Call for immediate action
The UN official further called on the international community to initiate immediate action to promote water security in Libya and protect millions of lives who are at potential risk of losing access to basic amenities.
Earlier this year, the United Nations Children’s Fund also stated that about 190 wells have become non-operational as a result of continuous attacks on the man-made river systems. Destruction of dams and wells are causing significant water losses on a daily basis, affecting the flow of consumption water.

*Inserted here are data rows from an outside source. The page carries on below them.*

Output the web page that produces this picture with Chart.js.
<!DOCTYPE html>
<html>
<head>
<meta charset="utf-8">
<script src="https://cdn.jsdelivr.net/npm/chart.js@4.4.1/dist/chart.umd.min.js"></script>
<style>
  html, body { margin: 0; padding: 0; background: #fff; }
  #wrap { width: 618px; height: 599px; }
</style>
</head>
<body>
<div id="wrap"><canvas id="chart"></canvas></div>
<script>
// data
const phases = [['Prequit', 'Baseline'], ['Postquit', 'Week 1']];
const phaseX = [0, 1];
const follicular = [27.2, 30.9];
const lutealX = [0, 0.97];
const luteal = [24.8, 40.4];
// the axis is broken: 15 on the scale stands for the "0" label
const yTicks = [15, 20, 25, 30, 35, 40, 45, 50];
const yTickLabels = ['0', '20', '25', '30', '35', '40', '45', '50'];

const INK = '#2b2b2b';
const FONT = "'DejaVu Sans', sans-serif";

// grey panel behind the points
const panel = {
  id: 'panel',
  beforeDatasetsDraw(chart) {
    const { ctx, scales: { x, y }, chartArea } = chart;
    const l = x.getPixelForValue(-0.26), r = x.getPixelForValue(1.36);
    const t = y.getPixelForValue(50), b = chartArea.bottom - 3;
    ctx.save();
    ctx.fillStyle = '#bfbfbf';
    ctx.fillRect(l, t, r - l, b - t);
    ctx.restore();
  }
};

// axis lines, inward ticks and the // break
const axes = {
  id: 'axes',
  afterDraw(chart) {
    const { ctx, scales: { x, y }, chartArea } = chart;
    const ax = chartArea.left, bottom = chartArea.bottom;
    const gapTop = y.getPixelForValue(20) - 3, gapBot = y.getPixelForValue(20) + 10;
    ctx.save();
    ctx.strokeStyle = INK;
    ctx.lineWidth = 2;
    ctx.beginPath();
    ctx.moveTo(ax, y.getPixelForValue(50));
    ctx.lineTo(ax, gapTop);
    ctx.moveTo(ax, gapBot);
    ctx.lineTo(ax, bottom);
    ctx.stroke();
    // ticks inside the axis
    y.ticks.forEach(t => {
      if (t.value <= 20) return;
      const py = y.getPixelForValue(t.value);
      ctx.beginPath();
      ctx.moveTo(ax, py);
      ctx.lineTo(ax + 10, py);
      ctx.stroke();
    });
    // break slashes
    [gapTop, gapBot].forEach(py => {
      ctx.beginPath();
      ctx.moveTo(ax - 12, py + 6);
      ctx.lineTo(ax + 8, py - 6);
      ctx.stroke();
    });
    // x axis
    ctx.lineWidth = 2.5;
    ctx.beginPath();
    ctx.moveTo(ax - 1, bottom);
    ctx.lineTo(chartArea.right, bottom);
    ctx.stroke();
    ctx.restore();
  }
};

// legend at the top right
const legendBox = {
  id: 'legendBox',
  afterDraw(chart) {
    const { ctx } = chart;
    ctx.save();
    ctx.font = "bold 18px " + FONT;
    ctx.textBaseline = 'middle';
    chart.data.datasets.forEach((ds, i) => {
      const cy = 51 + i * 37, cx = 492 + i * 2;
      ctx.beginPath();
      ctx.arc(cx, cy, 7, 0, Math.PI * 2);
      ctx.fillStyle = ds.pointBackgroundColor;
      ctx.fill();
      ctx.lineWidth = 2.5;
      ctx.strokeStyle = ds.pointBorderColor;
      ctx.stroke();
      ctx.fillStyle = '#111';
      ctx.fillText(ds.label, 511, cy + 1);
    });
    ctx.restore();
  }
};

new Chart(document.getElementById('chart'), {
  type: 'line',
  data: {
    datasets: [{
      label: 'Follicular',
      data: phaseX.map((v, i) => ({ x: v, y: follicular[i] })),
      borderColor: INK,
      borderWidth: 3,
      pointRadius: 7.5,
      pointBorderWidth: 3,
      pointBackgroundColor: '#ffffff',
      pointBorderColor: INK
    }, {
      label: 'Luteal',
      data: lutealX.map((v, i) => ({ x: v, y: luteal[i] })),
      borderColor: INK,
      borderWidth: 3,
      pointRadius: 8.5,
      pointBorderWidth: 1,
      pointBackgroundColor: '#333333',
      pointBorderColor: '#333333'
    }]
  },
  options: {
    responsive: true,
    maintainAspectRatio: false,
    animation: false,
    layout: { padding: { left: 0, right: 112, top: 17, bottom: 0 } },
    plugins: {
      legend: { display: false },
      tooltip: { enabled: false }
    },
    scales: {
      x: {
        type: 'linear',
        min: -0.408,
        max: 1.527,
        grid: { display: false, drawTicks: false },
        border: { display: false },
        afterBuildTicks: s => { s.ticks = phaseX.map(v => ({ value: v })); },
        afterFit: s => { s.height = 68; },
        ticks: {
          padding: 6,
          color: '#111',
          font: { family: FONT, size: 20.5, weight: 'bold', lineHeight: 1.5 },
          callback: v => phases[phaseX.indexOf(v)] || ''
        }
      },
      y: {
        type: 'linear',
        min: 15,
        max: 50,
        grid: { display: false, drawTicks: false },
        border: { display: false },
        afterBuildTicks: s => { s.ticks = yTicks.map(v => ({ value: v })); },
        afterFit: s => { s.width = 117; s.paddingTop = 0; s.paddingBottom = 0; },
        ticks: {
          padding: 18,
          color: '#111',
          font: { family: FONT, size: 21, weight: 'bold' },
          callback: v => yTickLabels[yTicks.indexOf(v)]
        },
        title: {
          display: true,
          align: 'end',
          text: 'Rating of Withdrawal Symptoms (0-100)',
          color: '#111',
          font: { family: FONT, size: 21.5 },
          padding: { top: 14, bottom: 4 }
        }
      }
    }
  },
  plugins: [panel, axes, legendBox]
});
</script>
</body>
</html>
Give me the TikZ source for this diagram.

In order to assist Libya in overcoming the water crisis, the UNOCHA launched a global campaign titled “#TheHumanRace” against climate change. The campaign aims to ensure appropriate climate action in solidarity with people in disaster-prone and climate change-hit countries across the world.
Authorities cut water supply
Last week, Libya authorities shut down water supplies to various cities after gunmen threatened to obstruct the water network. They demanded the Libyan authorities to release jailed Kadhafi-era official Abdullah al-Senussi. As per a statement issued by the Great Man-Made River water authority, the decision to cut water supply was taken to prevent any potential attack on the key network that supplies water from underground wells in the Sahara to Tripoli.
Libyan Prime Minister Abdelhamid Al-Dbaiba also condemned the gunmen behind the threat as it affected the lives of several people in the region.